_SHORT TASK_: Output every line of the material exactly, omitting images.

_PROVIDED MATERIAL_:
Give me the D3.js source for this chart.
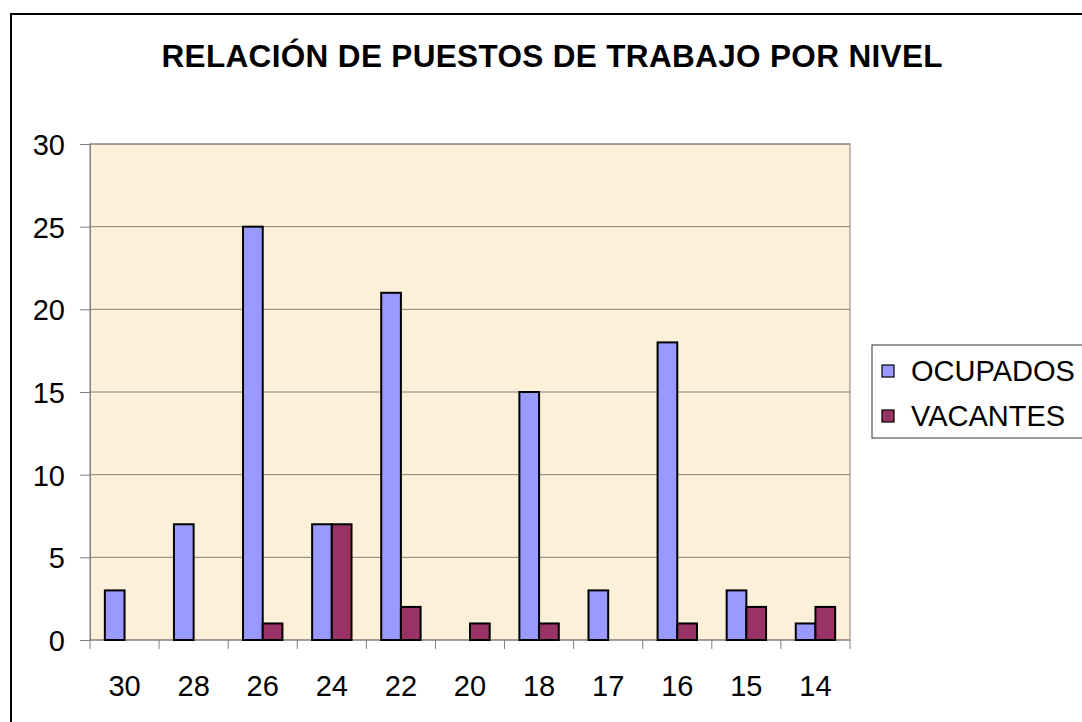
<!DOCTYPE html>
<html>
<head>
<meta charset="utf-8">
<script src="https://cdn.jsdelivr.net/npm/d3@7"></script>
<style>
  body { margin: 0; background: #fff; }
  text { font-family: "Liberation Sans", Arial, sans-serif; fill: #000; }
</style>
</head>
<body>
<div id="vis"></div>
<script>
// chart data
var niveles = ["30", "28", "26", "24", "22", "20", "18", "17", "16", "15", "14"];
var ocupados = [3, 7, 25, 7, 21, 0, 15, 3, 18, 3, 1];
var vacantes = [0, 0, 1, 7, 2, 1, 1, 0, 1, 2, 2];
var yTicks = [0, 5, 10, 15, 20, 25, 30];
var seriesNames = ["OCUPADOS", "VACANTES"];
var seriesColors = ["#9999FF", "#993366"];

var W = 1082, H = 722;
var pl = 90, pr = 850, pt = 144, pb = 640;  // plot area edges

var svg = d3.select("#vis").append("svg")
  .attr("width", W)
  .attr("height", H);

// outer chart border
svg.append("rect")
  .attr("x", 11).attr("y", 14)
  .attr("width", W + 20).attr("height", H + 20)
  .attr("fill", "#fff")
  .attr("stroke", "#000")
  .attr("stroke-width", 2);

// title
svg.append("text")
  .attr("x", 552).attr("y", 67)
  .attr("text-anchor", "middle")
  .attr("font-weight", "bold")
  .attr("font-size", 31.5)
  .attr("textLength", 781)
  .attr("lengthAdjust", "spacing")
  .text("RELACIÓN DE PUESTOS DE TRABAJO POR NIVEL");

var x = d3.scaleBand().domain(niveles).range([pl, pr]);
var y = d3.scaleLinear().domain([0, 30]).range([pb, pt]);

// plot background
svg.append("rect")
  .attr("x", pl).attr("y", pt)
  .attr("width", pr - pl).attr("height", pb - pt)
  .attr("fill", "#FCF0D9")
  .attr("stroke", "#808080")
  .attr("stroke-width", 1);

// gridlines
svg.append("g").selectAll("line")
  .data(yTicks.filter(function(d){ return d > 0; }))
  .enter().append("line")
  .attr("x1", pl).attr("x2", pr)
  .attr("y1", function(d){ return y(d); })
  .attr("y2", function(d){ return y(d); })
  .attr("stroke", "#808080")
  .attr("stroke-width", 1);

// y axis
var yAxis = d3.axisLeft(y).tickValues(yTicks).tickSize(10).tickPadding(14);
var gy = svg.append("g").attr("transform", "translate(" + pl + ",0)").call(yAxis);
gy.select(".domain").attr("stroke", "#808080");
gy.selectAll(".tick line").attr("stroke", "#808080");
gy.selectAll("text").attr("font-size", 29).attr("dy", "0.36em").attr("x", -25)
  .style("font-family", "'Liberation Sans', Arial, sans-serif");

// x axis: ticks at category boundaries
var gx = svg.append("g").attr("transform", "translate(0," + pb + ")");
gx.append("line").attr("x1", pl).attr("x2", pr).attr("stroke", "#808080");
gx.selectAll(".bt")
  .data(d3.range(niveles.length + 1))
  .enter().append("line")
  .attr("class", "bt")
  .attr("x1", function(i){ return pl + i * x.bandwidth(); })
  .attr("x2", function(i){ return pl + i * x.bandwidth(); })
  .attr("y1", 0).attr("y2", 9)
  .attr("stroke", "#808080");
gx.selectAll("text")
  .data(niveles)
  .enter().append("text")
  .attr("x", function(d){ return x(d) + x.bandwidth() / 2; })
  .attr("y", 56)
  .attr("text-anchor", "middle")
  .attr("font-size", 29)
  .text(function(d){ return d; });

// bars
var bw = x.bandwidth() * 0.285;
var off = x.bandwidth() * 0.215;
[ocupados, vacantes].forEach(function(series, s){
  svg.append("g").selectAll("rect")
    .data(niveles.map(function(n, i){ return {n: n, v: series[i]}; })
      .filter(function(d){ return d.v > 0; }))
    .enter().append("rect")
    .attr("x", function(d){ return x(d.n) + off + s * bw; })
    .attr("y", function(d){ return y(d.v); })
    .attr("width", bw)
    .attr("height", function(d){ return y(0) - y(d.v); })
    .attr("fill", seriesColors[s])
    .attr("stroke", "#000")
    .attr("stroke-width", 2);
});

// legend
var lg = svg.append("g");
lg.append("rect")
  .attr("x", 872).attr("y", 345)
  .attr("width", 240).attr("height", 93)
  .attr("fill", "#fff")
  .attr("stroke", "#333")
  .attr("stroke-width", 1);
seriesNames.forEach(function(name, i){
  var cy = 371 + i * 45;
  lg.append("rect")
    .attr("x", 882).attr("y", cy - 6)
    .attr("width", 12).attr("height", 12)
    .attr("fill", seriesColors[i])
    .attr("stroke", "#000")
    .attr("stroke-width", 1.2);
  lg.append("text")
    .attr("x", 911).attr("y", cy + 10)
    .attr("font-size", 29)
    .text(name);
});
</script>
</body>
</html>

_RESULT_:
Give me the D3.js source for this chart.
<!DOCTYPE html>
<html>
<head>
<meta charset="utf-8">
<script src="https://cdn.jsdelivr.net/npm/d3@7"></script>
<style>
  body { margin: 0; background: #fff; }
  text { font-family: "Liberation Sans", Arial, sans-serif; fill: #000; }
</style>
</head>
<body>
<div id="vis"></div>
<script>
// chart data
var niveles = ["30", "28", "26", "24", "22", "20", "18", "17", "16", "15", "14"];
var ocupados = [3, 7, 25, 7, 21, 0, 15, 3, 18, 3, 1];
var vacantes = [0, 0, 1, 7, 2, 1, 1, 0, 1, 2, 2];
var yTicks = [0, 5, 10, 15, 20, 25, 30];
var seriesNames = ["OCUPADOS", "VACANTES"];
var seriesColors = ["#9999FF", "#993366"];

var W = 1082, H = 722;
var pl = 90, pr = 850, pt = 144, pb = 640;  // plot area edges

var svg = d3.select("#vis").append("svg")
  .attr("width", W)
  .attr("height", H);

// outer chart border
svg.append("rect")
  .attr("x", 11).attr("y", 14)
  .attr("width", W + 20).attr("height", H + 20)
  .attr("fill", "#fff")
  .attr("stroke", "#000")
  .attr("stroke-width", 2);

// title
svg.append("text")
  .attr("x", 552).attr("y", 67)
  .attr("text-anchor", "middle")
  .attr("font-weight", "bold")
  .attr("font-size", 31.5)
  .attr("textLength", 781)
  .attr("lengthAdjust", "spacing")
  .text("RELACIÓN DE PUESTOS DE TRABAJO POR NIVEL");

var x = d3.scaleBand().domain(niveles).range([pl, pr]);
var y = d3.scaleLinear().domain([0, 30]).range([pb, pt]);

// plot background
svg.append("rect")
  .attr("x", pl).attr("y", pt)
  .attr("width", pr - pl).attr("height", pb - pt)
  .attr("fill", "#FCF0D9")
  .attr("stroke", "#808080")
  .attr("stroke-width", 1);

// gridlines
svg.append("g").selectAll("line")
  .data(yTicks.filter(function(d){ return d > 0; }))
  .enter().append("line")
  .attr("x1", pl).attr("x2", pr)
  .attr("y1", function(d){ return y(d); })
  .attr("y2", function(d){ return y(d); })
  .attr("stroke", "#808080")
  .attr("stroke-width", 1);

// y axis
var yAxis = d3.axisLeft(y).tickValues(yTicks).tickSize(10).tickPadding(14);
var gy = svg.append("g").attr("transform", "translate(" + pl + ",0)").call(yAxis);
gy.select(".domain").attr("stroke", "#808080");
gy.selectAll(".tick line").attr("stroke", "#808080");
gy.selectAll("text").attr("font-size", 29).attr("dy", "0.36em").attr("x", -25)
  .style("font-family", "'Liberation Sans', Arial, sans-serif");

// x axis: ticks at category boundaries
var gx = svg.append("g").attr("transform", "translate(0," + pb + ")");
gx.append("line").attr("x1", pl).attr("x2", pr).attr("stroke", "#808080");
gx.selectAll(".bt")
  .data(d3.range(niveles.length + 1))
  .enter().append("line")
  .attr("class", "bt")
  .attr("x1", function(i){ return pl + i * x.bandwidth(); })
  .attr("x2", function(i){ return pl + i * x.bandwidth(); })
  .attr("y1", 0).attr("y2", 9)
  .attr("stroke", "#808080");
gx.selectAll("text")
  .data(niveles)
  .enter().append("text")
  .attr("x", function(d){ return x(d) + x.bandwidth() / 2; })
  .attr("y", 56)
  .attr("text-anchor", "middle")
  .attr("font-size", 29)
  .text(function(d){ return d; });

// bars
var bw = x.bandwidth() * 0.285;
var off = x.bandwidth() * 0.215;
[ocupados, vacantes].forEach(function(series, s){
  svg.append("g").selectAll("rect")
    .data(niveles.map(function(n, i){ return {n: n, v: series[i]}; })
      .filter(function(d){ return d.v > 0; }))
    .enter().append("rect")
    .attr("x", function(d){ return x(d.n) + off + s * bw; })
    .attr("y", function(d){ return y(d.v); })
    .attr("width", bw)
    .attr("height", function(d){ return y(0) - y(d.v); })
    .attr("fill", seriesColors[s])
    .attr("stroke", "#000")
    .attr("stroke-width", 2);
});

// legend
var lg = svg.append("g");
lg.append("rect")
  .attr("x", 872).attr("y", 345)
  .attr("width", 240).attr("height", 93)
  .attr("fill", "#fff")
  .attr("stroke", "#333")
  .attr("stroke-width", 1);
seriesNames.forEach(function(name, i){
  var cy = 371 + i * 45;
  lg.append("rect")
    .attr("x", 882).attr("y", cy - 6)
    .attr("width", 12).attr("height", 12)
    .attr("fill", seriesColors[i])
    .attr("stroke", "#000")
    .attr("stroke-width", 1.2);
  lg.append("text")
    .attr("x", 911).attr("y", cy + 10)
    .attr("font-size", 29)
    .text(name);
});
</script>
</body>
</html>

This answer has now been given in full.